Copy the records below exactly, leaving out every picture.

· · · ·

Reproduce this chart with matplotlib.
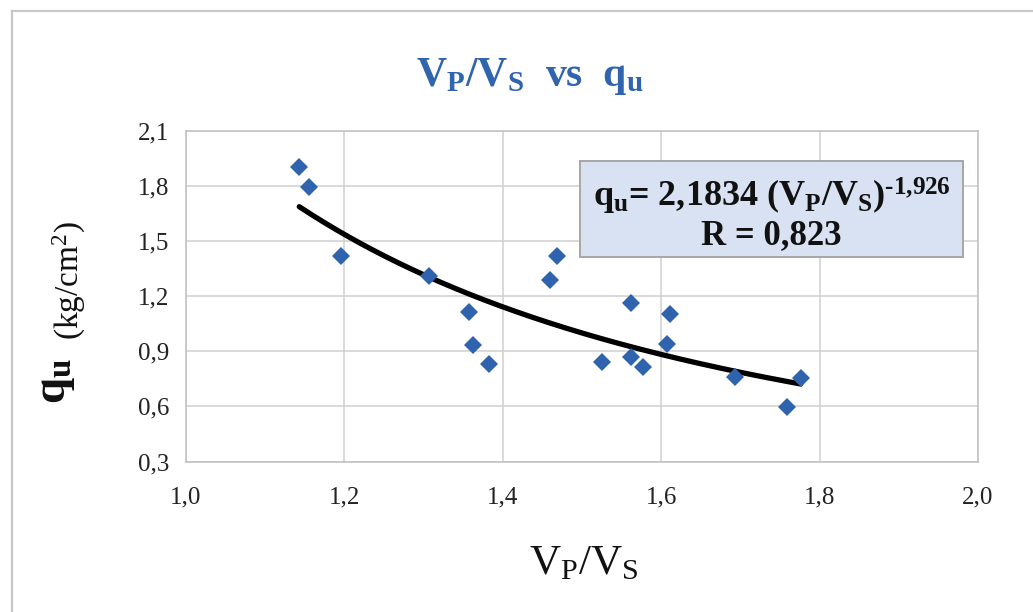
import numpy as np
import matplotlib
matplotlib.use("Agg")
import matplotlib.pyplot as plt
from matplotlib.patches import Rectangle
from matplotlib.lines import Line2D

# ---- data ----
vp_vs = [1.143, 1.155, 1.196, 1.307, 1.357, 1.363, 1.382, 1.459, 1.469,
         1.525, 1.562, 1.562, 1.577, 1.607, 1.611, 1.693, 1.759, 1.776]
qu = [1.903, 1.796, 1.417, 1.310, 1.113, 0.933, 0.833, 1.288, 1.417,
      0.844, 1.165, 0.867, 0.814, 0.938, 1.102, 0.760, 0.596, 0.757]
fit_a = 2.1834
fit_b = -1.926
x_ticks = [1.0, 1.2, 1.4, 1.6, 1.8, 2.0]
x_tick_labels = ["1,0", "1,2", "1,4", "1,6", "1,8", "2,0"]
y_ticks = [0.3, 0.6, 0.9, 1.2, 1.5, 1.8, 2.1]
y_tick_labels = ["0,3", "0,6", "0,9", "1,2", "1,5", "1,8", "2,1"]

plt.rcParams['font.family'] = ['Liberation Serif', 'DejaVu Serif']
plt.rcParams['mathtext.fontset'] = 'custom'
plt.rcParams['mathtext.rm'] = 'Liberation Serif'
plt.rcParams['mathtext.it'] = 'Liberation Serif:italic'
plt.rcParams['mathtext.bf'] = 'Liberation Serif:bold'

W, H = 1033, 612
fig = plt.figure(figsize=(W / 100, H / 100), dpi=100)

def fx(px):
    return px / W

def fy(py):
    return 1 - py / H

# outer frame lines
fig.add_artist(Line2D([fx(12), fx(12)], [0, fy(11)], color='#c8c8c8', lw=1.6,
                      transform=fig.transFigure))
fig.add_artist(Line2D([fx(12), 1], [fy(11), fy(11)], color='#c8c8c8', lw=1.6,
                      transform=fig.transFigure))

left, right, top, bottom = 186, 978, 131, 461.5
ax = fig.add_axes([fx(left), fy(bottom), fx(right - left), (bottom - top) / H])

ax.set_xlim(1.0, 2.0)
ax.set_ylim(0.3, 2.1)
ax.set_xticks(x_ticks)
ax.set_xticklabels(x_tick_labels)
ax.set_yticks(y_ticks)
ax.set_yticklabels(y_tick_labels)
ax.tick_params(length=0, labelsize=18, colors='#222222')
ax.tick_params(axis='x', pad=18)
ax.tick_params(axis='y', pad=12)
ax.grid(True, color='#d0d0d0', lw=1.1)
ax.set_axisbelow(True)
for s in ax.spines.values():
    s.set_color('#c0c0c0')
    s.set_linewidth(1.1)

# trend line
xf = np.linspace(min(vp_vs), max(vp_vs), 200)
ax.plot(xf, fit_a * xf ** fit_b, color='black', lw=3.8, solid_capstyle='round', zorder=3)

# data points
ax.plot(vp_vs, qu, linestyle='none', marker='D', markersize=9,
        color='#3063ad', markeredgewidth=0, zorder=4)

# equation box
bx0, bx1, by0, by1 = 580, 963, 161, 257
fig.add_artist(Rectangle((fx(bx0), fy(by1)), fx(bx1 - bx0), (by1 - by0) / H,
                         transform=fig.transFigure, facecolor='#d9e2f2',
                         edgecolor='#a6a6a6', lw=1.4, zorder=5))
cx = fx((bx0 + bx1) / 2)
eq = (r'$\mathbf{q_u}$= 2,1834 (V$_\mathbf{P}$/V$_\mathbf{S}$)$^{\mathbf{'
      + '\u2010' + r'1{,}926}}$')
fig.text(cx, fy(207), eq,
         ha='center', va='baseline', fontsize=26, fontweight='bold', color='#111111', zorder=6)
fig.text(cx, fy(244), 'R = 0,823', ha='center', va='baseline', fontsize=25,
         fontweight='bold', color='#111111', zorder=6)

# title
fig.text(fx(530), fy(86), r'$\mathbf{V_P/V_S}$  vs  $\mathbf{q_u}$', ha='center',
         va='baseline', fontsize=30, fontweight='bold', color='#3064ae')

# x label
fig.text(fx(584), fy(574), r'$\mathrm{V_P/V_S}$', ha='center', va='baseline',
         fontsize=31, color='#111111')

# y label
fig.text(fx(56), fy(381), r'$\mathbf{q_u}$', ha='center', va='center', rotation=90,
         fontsize=34, color='#111111')
fig.text(fx(69), fy(281), r'(kg/cm$^2$)', ha='center', va='center', rotation=90,
         fontsize=24, color='#111111')

fig.savefig('out.png', dpi=100)
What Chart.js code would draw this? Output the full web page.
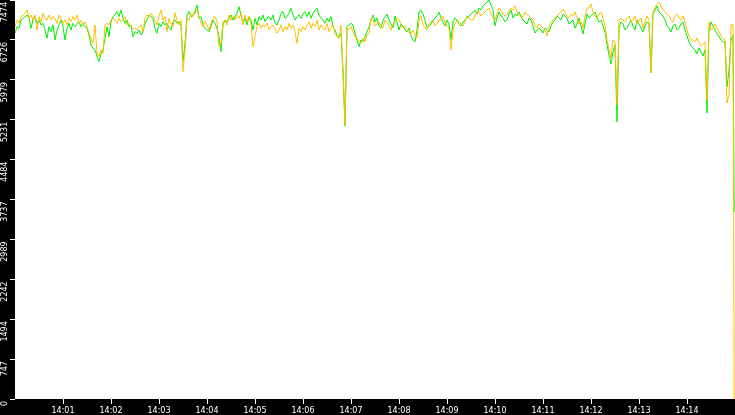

· · · ·

IN RESPONSE
Reproduce this chart with matplotlib.
import numpy as np
import matplotlib
matplotlib.use("Agg")
import matplotlib.pyplot as plt
from matplotlib.patches import Rectangle
from matplotlib.lines import Line2D

# ---- data ----
vp_vs = [1.143, 1.155, 1.196, 1.307, 1.357, 1.363, 1.382, 1.459, 1.469,
         1.525, 1.562, 1.562, 1.577, 1.607, 1.611, 1.693, 1.759, 1.776]
qu = [1.903, 1.796, 1.417, 1.310, 1.113, 0.933, 0.833, 1.288, 1.417,
      0.844, 1.165, 0.867, 0.814, 0.938, 1.102, 0.760, 0.596, 0.757]
fit_a = 2.1834
fit_b = -1.926
x_ticks = [1.0, 1.2, 1.4, 1.6, 1.8, 2.0]
x_tick_labels = ["1,0", "1,2", "1,4", "1,6", "1,8", "2,0"]
y_ticks = [0.3, 0.6, 0.9, 1.2, 1.5, 1.8, 2.1]
y_tick_labels = ["0,3", "0,6", "0,9", "1,2", "1,5", "1,8", "2,1"]

plt.rcParams['font.family'] = ['Liberation Serif', 'DejaVu Serif']
plt.rcParams['mathtext.fontset'] = 'custom'
plt.rcParams['mathtext.rm'] = 'Liberation Serif'
plt.rcParams['mathtext.it'] = 'Liberation Serif:italic'
plt.rcParams['mathtext.bf'] = 'Liberation Serif:bold'

W, H = 1033, 612
fig = plt.figure(figsize=(W / 100, H / 100), dpi=100)

def fx(px):
    return px / W

def fy(py):
    return 1 - py / H

# outer frame lines
fig.add_artist(Line2D([fx(12), fx(12)], [0, fy(11)], color='#c8c8c8', lw=1.6,
                      transform=fig.transFigure))
fig.add_artist(Line2D([fx(12), 1], [fy(11), fy(11)], color='#c8c8c8', lw=1.6,
                      transform=fig.transFigure))

left, right, top, bottom = 186, 978, 131, 461.5
ax = fig.add_axes([fx(left), fy(bottom), fx(right - left), (bottom - top) / H])

ax.set_xlim(1.0, 2.0)
ax.set_ylim(0.3, 2.1)
ax.set_xticks(x_ticks)
ax.set_xticklabels(x_tick_labels)
ax.set_yticks(y_ticks)
ax.set_yticklabels(y_tick_labels)
ax.tick_params(length=0, labelsize=18, colors='#222222')
ax.tick_params(axis='x', pad=18)
ax.tick_params(axis='y', pad=12)
ax.grid(True, color='#d0d0d0', lw=1.1)
ax.set_axisbelow(True)
for s in ax.spines.values():
    s.set_color('#c0c0c0')
    s.set_linewidth(1.1)

# trend line
xf = np.linspace(min(vp_vs), max(vp_vs), 200)
ax.plot(xf, fit_a * xf ** fit_b, color='black', lw=3.8, solid_capstyle='round', zorder=3)

# data points
ax.plot(vp_vs, qu, linestyle='none', marker='D', markersize=9,
        color='#3063ad', markeredgewidth=0, zorder=4)

# equation box
bx0, bx1, by0, by1 = 580, 963, 161, 257
fig.add_artist(Rectangle((fx(bx0), fy(by1)), fx(bx1 - bx0), (by1 - by0) / H,
                         transform=fig.transFigure, facecolor='#d9e2f2',
                         edgecolor='#a6a6a6', lw=1.4, zorder=5))
cx = fx((bx0 + bx1) / 2)
eq = (r'$\mathbf{q_u}$= 2,1834 (V$_\mathbf{P}$/V$_\mathbf{S}$)$^{\mathbf{'
      + '\u2010' + r'1{,}926}}$')
fig.text(cx, fy(207), eq,
         ha='center', va='baseline', fontsize=26, fontweight='bold', color='#111111', zorder=6)
fig.text(cx, fy(244), 'R = 0,823', ha='center', va='baseline', fontsize=25,
         fontweight='bold', color='#111111', zorder=6)

# title
fig.text(fx(530), fy(86), r'$\mathbf{V_P/V_S}$  vs  $\mathbf{q_u}$', ha='center',
         va='baseline', fontsize=30, fontweight='bold', color='#3064ae')

# x label
fig.text(fx(584), fy(574), r'$\mathrm{V_P/V_S}$', ha='center', va='baseline',
         fontsize=31, color='#111111')

# y label
fig.text(fx(56), fy(381), r'$\mathbf{q_u}$', ha='center', va='center', rotation=90,
         fontsize=34, color='#111111')
fig.text(fx(69), fy(281), r'(kg/cm$^2$)', ha='center', va='center', rotation=90,
         fontsize=24, color='#111111')

fig.savefig('out.png', dpi=100)
What Chart.js code would draw this? Output the full web page.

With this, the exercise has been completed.